WORK REQUIRED: Will you repeat only the lines from the one with "Give me the matplotlib source for this chart." through the one with "from matplotlib.lines import Line2D", both included, leaving every picture out?

☆ ☆ ☆ ☆ ☆

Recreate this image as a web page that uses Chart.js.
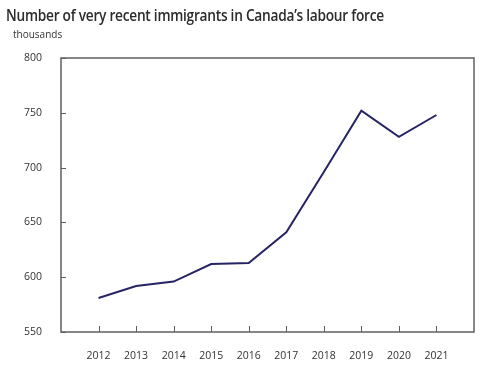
<!DOCTYPE html>
<html>
<head>
<meta charset="utf-8">
<script src="https://cdn.jsdelivr.net/npm/chart.js@4/dist/chart.umd.min.js"></script>
<style>
  html, body { margin: 0; padding: 0; background: #fff; }
  #wrap { position: relative; width: 493px; height: 370px; }
  #title { position: absolute; left: 6px; top: 4px; font-family: "Open Sans", sans-serif; font-weight: 600; font-size: 15.5px; color: #2b2b2b; letter-spacing: -0.3px; white-space: nowrap; transform: scaleX(0.885); transform-origin: left top; }
  #unit { position: absolute; left: 13px; top: 27px; font-family: "Open Sans", sans-serif; font-size: 10px; color: #333; }
</style>
</head>
<body>
<div id="wrap">
  <div id="title">Number of very recent immigrants in Canada’s labour force</div>
  <div id="unit">thousands</div>
  <canvas id="chart" width="493" height="370"></canvas>
</div>
<script>
var years = [2012, 2013, 2014, 2015, 2016, 2017, 2018, 2019, 2020, 2021];
var immigrants = [581, 592, 596, 612, 613, 641, 696, 752, 728, 748];
var yTicks = [550, 600, 650, 700, 750, 800];

// box around plot area, with ticks pointing inward
var frame = {
  id: 'frame',
  afterDraw: function(chart) {
    var ctx = chart.ctx, a = chart.chartArea;
    var xs = chart.scales.x, ys = chart.scales.y;
    ctx.save();
    ctx.strokeStyle = '#5f5f5f';
    ctx.lineWidth = 1.5;
    ctx.strokeRect(a.left, a.top, a.right - a.left, a.bottom - a.top);
    ctx.beginPath();
    years.forEach(function(yr) {
      var px = Math.round(xs.getPixelForValue(yr)) + 0.5;
      ctx.moveTo(px, a.bottom);
      ctx.lineTo(px, a.bottom - 6);
    });
    yTicks.forEach(function(v) {
      var py = Math.round(ys.getPixelForValue(v)) + 0.5;
      ctx.moveTo(a.left, py);
      ctx.lineTo(a.left + 5, py);
    });
    ctx.lineWidth = 1;
    ctx.stroke();
    ctx.restore();
  }
};

var ctx = document.getElementById('chart').getContext('2d');
new Chart(ctx, {
  type: 'line',
  data: {
    datasets: [{
      data: years.map(function(yr, i) { return { x: yr, y: immigrants[i] }; }),
      borderColor: '#272466',
      borderWidth: 2,
      pointRadius: 0,
      tension: 0,
      fill: false
    }]
  },
  options: {
    responsive: false,
    animation: false,
    layout: { padding: { left: 0, top: 58, right: 19, bottom: 0 } },
    plugins: { legend: { display: false }, tooltip: { enabled: false } },
    scales: {
      x: {
        type: 'linear',
        min: 2011,
        max: 2022,
        grid: { display: false },
        border: { display: false },
        afterFit: function(s) { s.height = 38; },
        afterBuildTicks: function(s) { s.ticks = years.map(function(v) { return { value: v }; }); },
        ticks: {
          padding: 10,
          color: '#333',
          font: { family: 'Open Sans', size: 10.5 },
          callback: function(v) { return String(v); }
        }
      },
      y: {
        min: 550,
        max: 800,
        grid: { display: false },
        border: { display: false },
        afterFit: function(s) { s.width = 61; },
        afterBuildTicks: function(s) { s.ticks = yTicks.map(function(v) { return { value: v }; }); },
        ticks: {
          padding: 11,
          color: '#333',
          font: { family: 'Open Sans', size: 10.5 }
        }
      }
    }
  },
  plugins: [frame]
});
</script>
</body>
</html>
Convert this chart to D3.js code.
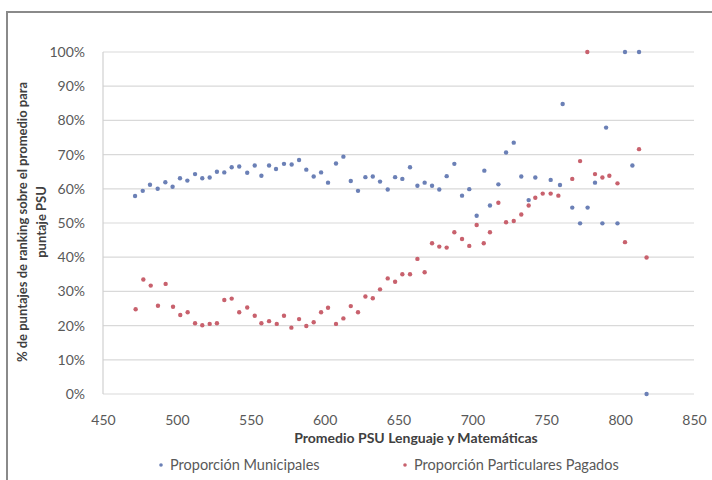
<!DOCTYPE html>
<html><head><meta charset="utf-8">
<script src="https://cdn.jsdelivr.net/npm/d3@7"></script>
<style>html,body{margin:0;padding:0;background:#fff;overflow:hidden}</style>
</head><body>
<svg id="c" width="712" height="480"></svg>
<script>
// Data (x = Promedio PSU, y = % )
const municipalesX = [471.7,476.9,481.8,487,492.2,497.1,502.1,507.1,512.3,517.2,522.2,527.1,532.1,537.1,542.2,547.6,552.7,557.2,562.4,567.1,572.5,577.7,582.7,587.6,592.6,597.6,602.3,607.7,612.7,617.7,622.6,627.6,632.6,637.5,642.7,647.7,652.6,657.8,662.8,667.7,672.7,677.6,682.6,687.8,693,697.9,702.9,708.1,711.9,717.6,722.8,728,733.1,738.1,742.6,753,759.3,761.1,767.6,772.9,778,783,788,790.5,798.2,803.3,808.3,812.8,817.9];
const municipalesY = [57.9,59.4,61.2,60.0,61.9,60.6,63.1,62.4,64.3,63.1,63.3,65.0,64.8,66.3,66.5,64.7,66.8,63.8,66.8,65.8,67.3,67.1,68.4,65.6,63.6,64.8,61.8,67.4,69.4,62.3,59.4,63.4,63.6,62.1,59.8,63.4,62.9,66.3,60.9,61.8,60.9,59.8,63.7,67.3,58.0,59.9,52.1,65.3,55.1,61.3,70.6,73.5,63.6,56.7,63.3,62.6,61.1,84.8,54.5,49.9,54.5,61.8,49.9,77.9,49.9,100,66.8,100,0];
const particularesX = [472.1,477.3,482.3,487.2,492.4,497.4,502.3,507.3,512.3,517.2,522.2,527.1,532.1,537.1,542.2,547.6,552.7,557.2,562.4,567.6,572.5,577.5,582.7,587.6,592.6,597.6,602.3,607.7,612.7,617.7,622.6,627.6,632.6,637.5,642.7,647.7,652.6,657.8,662.8,667.7,672.7,677.6,682.6,687.8,693,697.9,702.9,707.7,711.9,717.6,722.8,728,733.1,738.1,742.6,747.6,753,758.2,767.6,772.9,777.8,783,788,792.7,798.2,803.3,812.8,817.9];
const particularesY = [24.8,33.5,31.7,25.8,32.2,25.5,23.1,23.9,20.7,20.1,20.5,20.7,27.5,27.9,23.9,25.3,22.9,20.7,21.3,20.5,22.9,19.4,21.9,19.9,21.0,23.9,25.2,20.5,22.1,25.7,23.9,28.5,28.0,30.6,33.8,32.8,35.0,35.0,39.5,35.6,44.1,43.1,42.8,47.3,45.3,43.3,49.4,44.1,47.3,55.9,50.2,50.6,52.5,55.1,57.4,58.6,58.6,58.0,62.9,68.1,100,64.3,63.3,63.8,61.6,44.4,71.6,39.9];
const xTicks = [450,500,550,600,650,700,750,800,850];
const yTicks = [0,10,20,30,40,50,60,70,80,90,100];
const seriesNames = ["Proporción Municipales","Proporción Particulares Pagados"];
const seriesColors = ["#6b80b6","#c8616d"];
const xTitle = "Promedio PSU Lenguaje y Matemáticas";
const yTitleLines = ["% de puntajes de ranking sobre el promedio para","puntaje PSU"];

const svg = d3.select("#c");
const font = "Lato, 'Open Sans', sans-serif";
// outer chart border
svg.append("rect").attr("x",7).attr("y",12).attr("width",720).attr("height",480)
  .attr("fill","#fff").attr("stroke","#8a8a8a").attr("stroke-width",2);

const x = d3.scaleLinear().domain([450,850]).range([103,694]);
const y = d3.scaleLinear().domain([0,100]).range([394,52]);

// gridlines
svg.append("g").selectAll("line").data(yTicks).join("line")
  .attr("x1",x(450)).attr("x2",x(850)).attr("y1",d=>y(d)).attr("y2",d=>y(d))
  .attr("stroke","#d9d9d9").attr("stroke-width",1.2);
// left axis line
svg.append("line").attr("x1",x(450)).attr("x2",x(450)).attr("y1",y(0)).attr("y2",y(100))
  .attr("stroke","#d0d0d0").attr("stroke-width",1.2);

// axes labels using d3 axes
const yAxis = d3.axisLeft(y).tickValues(yTicks).tickFormat(d=>d+"%").tickSize(0).tickPadding(18);
const gy = svg.append("g").attr("transform",`translate(${x(450)},0)`).call(yAxis);
gy.select(".domain").remove();
gy.selectAll("text").attr("font-family",font).attr("font-size",14).attr("fill","#595959");

const xAxis = d3.axisBottom(x).tickValues(xTicks).tickFormat(d3.format("d")).tickSize(0).tickPadding(21);
const gx = svg.append("g").attr("transform",`translate(0,${y(0)})`).call(xAxis);
gx.select(".domain").remove();
gx.selectAll("text").attr("font-family",font).attr("font-size",14).attr("fill","#595959");

// points
const mun = municipalesX.map((v,i)=>({x:v,y:municipalesY[i]}));
const par = particularesX.map((v,i)=>({x:v,y:particularesY[i]}));
svg.append("g").selectAll("circle").data(mun).join("circle")
  .attr("cx",d=>x(d.x)).attr("cy",d=>y(d.y)).attr("r",2.2).attr("fill",seriesColors[0]);
svg.append("g").selectAll("circle").data(par).join("circle")
  .attr("cx",d=>x(d.x)).attr("cy",d=>y(d.y)).attr("r",2.2).attr("fill",seriesColors[1]);

// titles
svg.append("text").attr("x",416).attr("y",443).attr("text-anchor","middle")
  .attr("font-family",font).attr("font-size",14).attr("font-weight","bold").attr("fill","#404040").text(xTitle);
const yt = svg.append("text").attr("transform","translate(0,222) rotate(-90)")
  .attr("text-anchor","middle").attr("font-family",font).attr("font-size",13).attr("font-weight","bold").attr("fill","#404040");
yt.append("tspan").attr("x",0).attr("y",27).text(yTitleLines[0]);
yt.append("tspan").attr("x",0).attr("y",46).text(yTitleLines[1]);

// legend
const legX = [161,405];
seriesNames.forEach((n,i)=>{
  svg.append("circle").attr("cx",legX[i]).attr("cy",465).attr("r",1.8).attr("fill",seriesColors[i]);
  svg.append("text").attr("x",legX[i]+9).attr("y",470).attr("font-family",font).attr("font-size",14.5)
    .attr("fill","#595959").text(n);
});
</script>
</body></html>
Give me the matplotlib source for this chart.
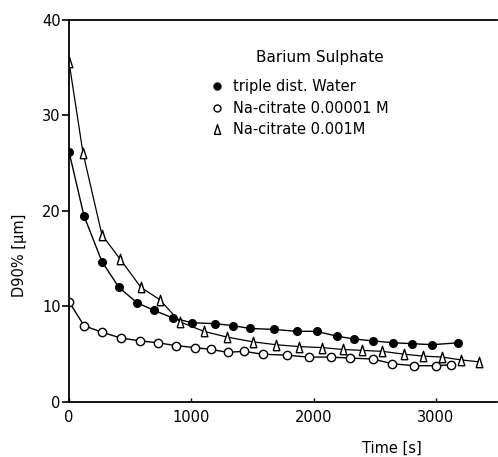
import numpy as np
import matplotlib
matplotlib.use("Agg")
import matplotlib.pyplot as plt
from matplotlib.lines import Line2D

# Barium sulphate, D90% over time
water_t = [0, 122, 269, 408, 555, 694, 849, 1004, 1192, 1339, 1478, 1673,
           1861, 2024, 2188, 2327, 2482, 2653, 2808, 2971, 3184]
water_d = [26.2, 19.5, 14.7, 12.0, 10.4, 9.6, 8.8, 8.3, 8.2, 8.0, 7.7, 7.6,
           7.4, 7.4, 6.9, 6.6, 6.4, 6.2, 6.1, 6.0, 6.2]

cit5_t = [0, 122, 269, 424, 580, 727, 873, 1029, 1159, 1298, 1429, 1584,
          1780, 1959, 2139, 2294, 2482, 2645, 2824, 3004, 3127]
cit5_d = [10.5, 8.0, 7.3, 6.7, 6.4, 6.2, 5.9, 5.7, 5.5, 5.2, 5.3, 5.0,
          4.9, 4.7, 4.7, 4.6, 4.5, 4.0, 3.8, 3.8, 3.9]

cit3_t = [0, 114, 269, 416, 588, 743, 906, 1102, 1290, 1502, 1690, 1878,
          2065, 2237, 2400, 2563, 2743, 2898, 3053, 3208, 3355]
cit3_d = [35.6, 26.1, 17.5, 15.0, 12.0, 10.7, 8.4, 7.4, 6.8, 6.3, 6.0, 5.8,
          5.7, 5.5, 5.4, 5.3, 5.0, 4.8, 4.7, 4.4, 4.2]

labels = ["triple dist. Water", "Na-citrate 0.00001 M", "Na-citrate 0.001M"]

# narrow triangle like the original drafting symbol
tri = [(-0.32, -0.5), (0.32, -0.5), (0.0, 0.5), (-0.32, -0.5)]

fig = plt.figure(figsize=(4.98, 4.57), dpi=100)
ax = fig.add_axes([0.1386, 0.1204, 0.8594, 0.8359])

ax.plot(water_t, water_d, color="black", lw=1.0, marker="o", ms=5.5,
        mfc="black", mec="black")
ax.plot(cit5_t, cit5_d, color="black", lw=1.0, marker="o", ms=6,
        mfc="white", mec="black", mew=1.0)
ax.plot(cit3_t, cit3_d, color="black", lw=0.9, marker=tri, ms=7.5,
        mfc="white", mec="black", mew=1.0)

ax.set_xlim(0, 3500)
ax.set_ylim(0, 40)
ax.set_xticks([0, 1000, 2000, 3000])
ax.set_yticks([0, 10, 20, 30, 40])
ax.spines["right"].set_visible(False)
for s in ["left", "top", "bottom"]:
    ax.spines[s].set_linewidth(1.3)
ax.tick_params(axis="y", direction="out", length=5, width=1.2, labelsize=10.5, pad=1)
ax.tick_params(axis="x", direction="in", length=3, width=1.0, labelsize=10.5, pad=6)

fig.text(392 / 498, 1 - 448 / 457, "Time [s]", fontsize=10.5,
         ha="center", va="center")
ax.set_ylabel("D90% [µm]", fontsize=10.5)
ax.yaxis.set_label_coords(-0.098, 0.385)

# legend: title as text, entries as a borderless legend
ax.text(0.586, 0.903, "Barium Sulphate", transform=ax.transAxes,
        fontsize=11, ha="center", va="center")
handles = [
    Line2D([0], [0], ls="none", marker="o", ms=5, mfc="black", mec="black"),
    Line2D([0], [0], ls="none", marker="o", ms=5, mfc="white", mec="black"),
    Line2D([0], [0], ls="none", marker=tri, ms=7, mfc="white", mec="black"),
]
ax.legend(handles, labels, frameon=False, loc="upper left",
          bbox_to_anchor=(0.333, 0.845), borderaxespad=0, borderpad=0,
          fontsize=10.5, handlelength=0.8, handletextpad=0.65,
          labelspacing=0.45)

fig.savefig("out.png", dpi=100)
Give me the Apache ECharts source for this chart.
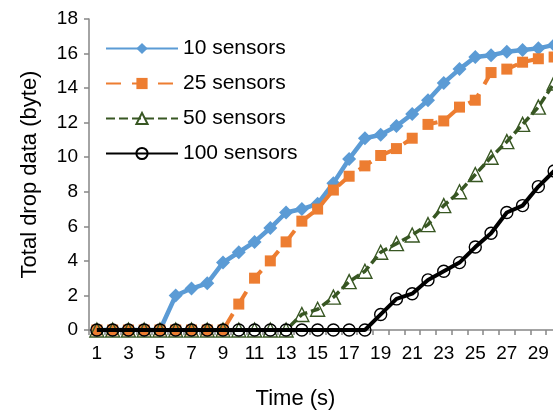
<!DOCTYPE html>
<html>
<head>
<meta charset="utf-8">
<script src="https://cdn.jsdelivr.net/npm/echarts@6/dist/echarts.min.js"></script>
<style>
html,body{margin:0;padding:0;background:#fff;overflow:hidden;width:553px;height:415px;}
#chart{width:562px;height:415px;}
</style>
</head>
<body>
<div id="chart"></div>
<script>
const categories = ['1','2','3','4','5','6','7','8','9','10','11','12','13','14','15','16','17','18','19','20','21','22','23','24','25','26','27','28','29','30'];
const seriesNames = ['10 sensors','25 sensors','50 sensors','100 sensors'];
const s10  = [0,0,0,0,0,2.0,2.4,2.7,3.9,4.5,5.1,5.9,6.8,7.0,7.3,8.5,9.9,11.1,11.3,11.8,12.5,13.3,14.3,15.1,15.8,15.9,16.1,16.2,16.3,16.5];
const s25  = [0,0,0,0,0,0,0,0,0,1.5,3.0,4.0,5.1,6.3,7.0,8.1,8.9,9.5,10.1,10.5,11.1,11.9,12.1,12.9,13.3,14.9,15.1,15.5,15.7,15.8];
const s50  = [0,0,0,0,0,0,0,0,0,0,0,0,0,0.9,1.2,1.9,2.8,3.4,4.5,5.0,5.5,6.1,7.2,8.0,9.0,10.0,10.9,11.9,12.9,14.3];
const s100 = [0,0,0,0,0,0,0,0,0,0,0,0,0,0,0,0,0,0,0.9,1.8,2.1,2.9,3.4,3.9,4.8,5.6,6.8,7.2,8.3,9.2];
const yTicks = [0,2,4,6,8,10,12,14,16,18];

const FONT = '"Liberation Sans", Arial, sans-serif';
const AXIS = '#868686';

const chart = echarts.init(document.getElementById('chart'), null, {renderer:'canvas', width: 562, height: 415});
chart.setOption({
  animation: false,
  backgroundColor: '#fff',
  grid: {left: 89, top: 19, bottom: 84, right: 0, containLabel: false},
  legend: {
    orient: 'vertical', left: 100, top: 33,
    itemWidth: 72, itemHeight: 14, itemGap: 14,
    textStyle: {fontFamily: FONT, fontSize: 21, color: '#000', lineHeight: 20},
    data: seriesNames
  },
  xAxis: {
    type: 'category', data: categories, boundaryGap: true,
    name: 'Time (s)', nameLocation: 'middle', nameGap: 58,
    nameTextStyle: {fontFamily: FONT, fontSize: 22, color: '#000', padding: [0, 60, 0, 0]},
    axisLine: {lineStyle: {color: AXIS, width: 1.5}},
    axisTick: {show: true, alignWithLabel: false, interval: 0, length: 5, lineStyle: {color: AXIS, width: 1.5}},
    axisLabel: {interval: 1, margin: 14, fontFamily: FONT, fontSize: 19, color: '#000'}
  },
  yAxis: {
    type: 'value', min: yTicks[0], max: yTicks[yTicks.length-1], interval: 2,
    name: 'Total drop data (byte)', nameLocation: 'middle', nameGap: 48,
    nameTextStyle: {fontFamily: FONT, fontSize: 22, color: '#000'},
    axisLine: {show: true, lineStyle: {color: AXIS, width: 1.5}},
    axisTick: {show: true, length: 5, lineStyle: {color: AXIS, width: 1.5}},
    axisLabel: {margin: 11, fontFamily: FONT, fontSize: 19, color: '#000'},
    splitLine: {show: false}
  },
  series: [
    {
      name: seriesNames[0], type: 'line', data: s10,
      symbol: 'diamond', symbolSize: 14, showAllSymbol: true,
      lineStyle: {color: '#5B9BD5', width: 4.5},
      itemStyle: {color: '#5B9BD5'}, z: 2
    },
    {
      name: seriesNames[1], type: 'line', data: s25,
      symbol: 'rect', symbolSize: 11, showAllSymbol: true,
      lineStyle: {color: '#ED7D31', width: 4, type: [15, 11]},
      itemStyle: {color: '#ED7D31'}, z: 3
    },
    {
      name: seriesNames[2], type: 'line', data: s50,
      symbol: 'triangle', symbolSize: 14, showAllSymbol: true,
      lineStyle: {color: '#385723', width: 3.5, type: [9, 4]},
      itemStyle: {color: 'rgba(255,255,255,0)', borderColor: '#385723', borderWidth: 1.4}, z: 4
    },
    {
      name: seriesNames[3], type: 'line', data: s100,
      symbol: 'circle', symbolSize: 12, showAllSymbol: true,
      lineStyle: {color: '#000', width: 4},
      itemStyle: {color: 'rgba(255,255,255,0)', borderColor: '#000', borderWidth: 1.4}, z: 5
    }
  ]
});
</script>
</body>
</html>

☆ ☆ ☆ ☆ ☆

THE SOLUTION:
Give me the matplotlib source for this chart.
import numpy as np
import matplotlib
matplotlib.use("Agg")
import matplotlib.pyplot as plt
from matplotlib.lines import Line2D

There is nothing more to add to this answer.